**WHAT IS REQUIRED:** Exclude the pictures, then repeat the remaining data exactly.

+-------+

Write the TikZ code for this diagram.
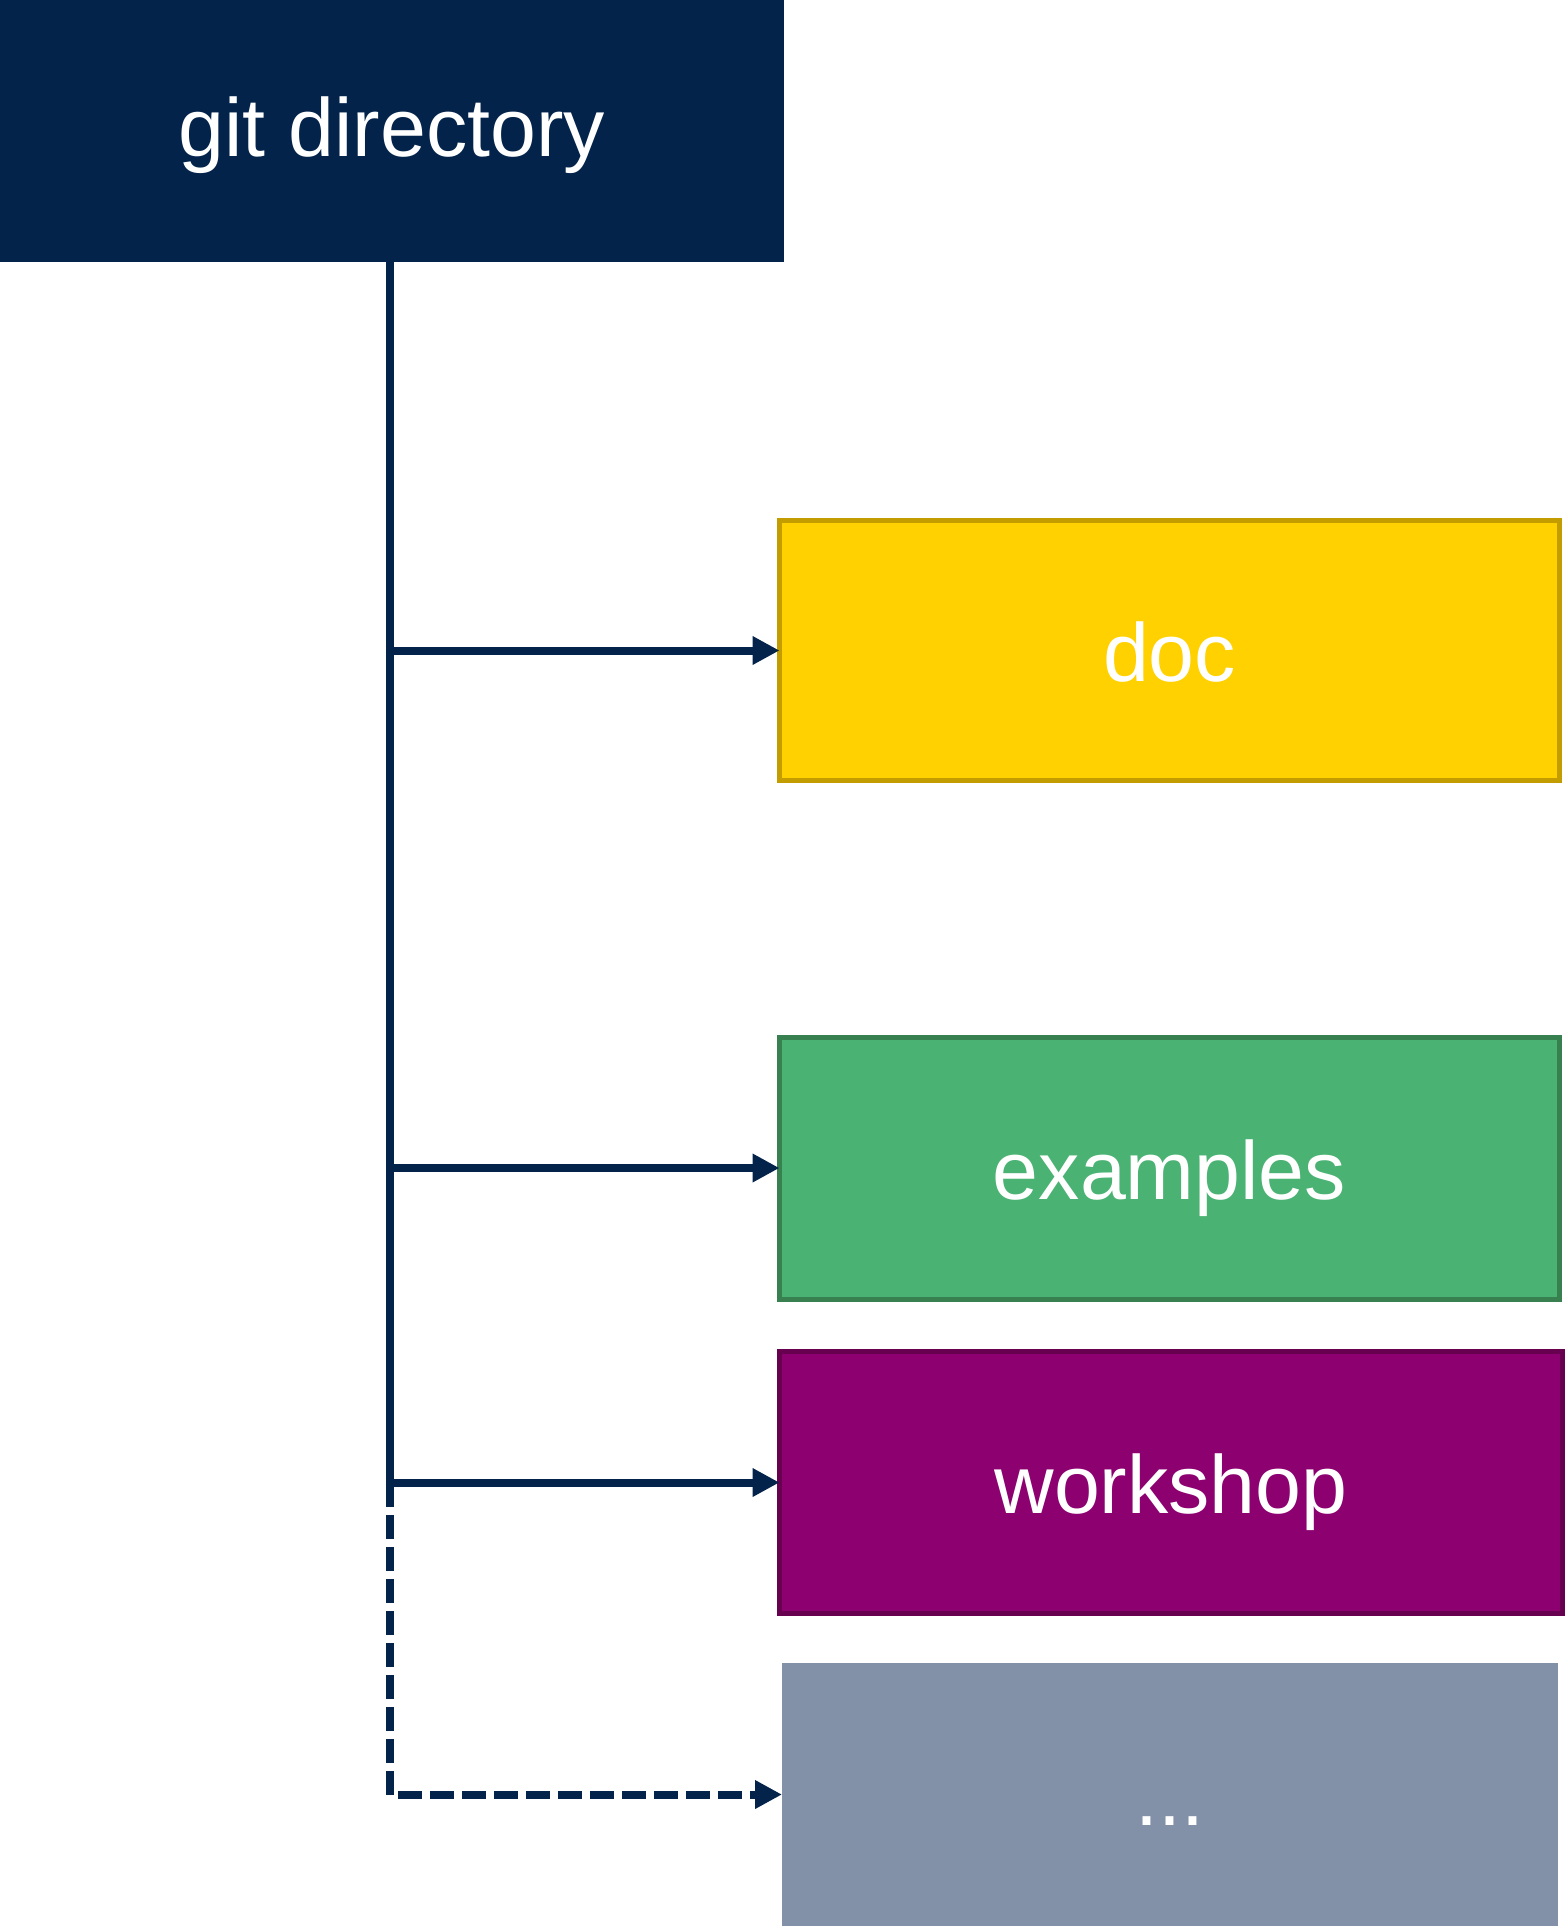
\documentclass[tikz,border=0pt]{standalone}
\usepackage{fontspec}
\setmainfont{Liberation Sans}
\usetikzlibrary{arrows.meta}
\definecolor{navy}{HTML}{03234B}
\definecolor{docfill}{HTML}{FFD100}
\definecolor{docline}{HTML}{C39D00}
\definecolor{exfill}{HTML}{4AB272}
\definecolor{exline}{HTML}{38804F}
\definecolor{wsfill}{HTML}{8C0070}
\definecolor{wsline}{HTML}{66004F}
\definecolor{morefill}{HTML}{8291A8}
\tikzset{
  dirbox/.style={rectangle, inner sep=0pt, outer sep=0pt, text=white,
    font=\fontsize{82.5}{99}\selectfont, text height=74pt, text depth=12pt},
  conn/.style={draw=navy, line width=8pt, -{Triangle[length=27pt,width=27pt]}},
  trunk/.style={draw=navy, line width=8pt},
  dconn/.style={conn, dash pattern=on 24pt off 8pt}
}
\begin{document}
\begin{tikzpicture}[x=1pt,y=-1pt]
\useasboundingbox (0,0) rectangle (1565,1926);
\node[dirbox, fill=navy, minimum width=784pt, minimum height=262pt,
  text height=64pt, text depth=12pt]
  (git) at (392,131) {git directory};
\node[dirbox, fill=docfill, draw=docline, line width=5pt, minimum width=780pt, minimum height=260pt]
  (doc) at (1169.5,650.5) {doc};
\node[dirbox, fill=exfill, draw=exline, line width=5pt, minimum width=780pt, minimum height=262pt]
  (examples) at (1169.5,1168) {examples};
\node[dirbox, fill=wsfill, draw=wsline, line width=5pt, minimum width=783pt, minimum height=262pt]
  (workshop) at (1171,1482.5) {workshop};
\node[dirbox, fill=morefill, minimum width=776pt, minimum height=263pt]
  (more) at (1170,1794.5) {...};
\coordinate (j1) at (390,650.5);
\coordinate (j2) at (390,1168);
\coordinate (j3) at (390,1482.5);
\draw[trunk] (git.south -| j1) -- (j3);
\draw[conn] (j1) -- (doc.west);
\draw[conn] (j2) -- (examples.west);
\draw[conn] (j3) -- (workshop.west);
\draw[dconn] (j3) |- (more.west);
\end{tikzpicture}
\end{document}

+-------+

**PROBLEM SOLUTION:**
Write the TikZ code for this diagram.
\documentclass[tikz,border=0pt]{standalone}
\usepackage{fontspec}
\setmainfont{Liberation Sans}
\usetikzlibrary{arrows.meta}
\definecolor{navy}{HTML}{03234B}
\definecolor{docfill}{HTML}{FFD100}
\definecolor{docline}{HTML}{C39D00}
\definecolor{exfill}{HTML}{4AB272}
\definecolor{exline}{HTML}{38804F}
\definecolor{wsfill}{HTML}{8C0070}
\definecolor{wsline}{HTML}{66004F}
\definecolor{morefill}{HTML}{8291A8}
\tikzset{
  dirbox/.style={rectangle, inner sep=0pt, outer sep=0pt, text=white,
    font=\fontsize{82.5}{99}\selectfont, text height=74pt, text depth=12pt},
  conn/.style={draw=navy, line width=8pt, -{Triangle[length=27pt,width=27pt]}},
  trunk/.style={draw=navy, line width=8pt},
  dconn/.style={conn, dash pattern=on 24pt off 8pt}
}
\begin{document}
\begin{tikzpicture}[x=1pt,y=-1pt]
\useasboundingbox (0,0) rectangle (1565,1926);
\node[dirbox, fill=navy, minimum width=784pt, minimum height=262pt,
  text height=64pt, text depth=12pt]
  (git) at (392,131) {git directory};
\node[dirbox, fill=docfill, draw=docline, line width=5pt, minimum width=780pt, minimum height=260pt]
  (doc) at (1169.5,650.5) {doc};
\node[dirbox, fill=exfill, draw=exline, line width=5pt, minimum width=780pt, minimum height=262pt]
  (examples) at (1169.5,1168) {examples};
\node[dirbox, fill=wsfill, draw=wsline, line width=5pt, minimum width=783pt, minimum height=262pt]
  (workshop) at (1171,1482.5) {workshop};
\node[dirbox, fill=morefill, minimum width=776pt, minimum height=263pt]
  (more) at (1170,1794.5) {...};
\coordinate (j1) at (390,650.5);
\coordinate (j2) at (390,1168);
\coordinate (j3) at (390,1482.5);
\draw[trunk] (git.south -| j1) -- (j3);
\draw[conn] (j1) -- (doc.west);
\draw[conn] (j2) -- (examples.west);
\draw[conn] (j3) -- (workshop.west);
\draw[dconn] (j3) |- (more.west);
\end{tikzpicture}
\end{document}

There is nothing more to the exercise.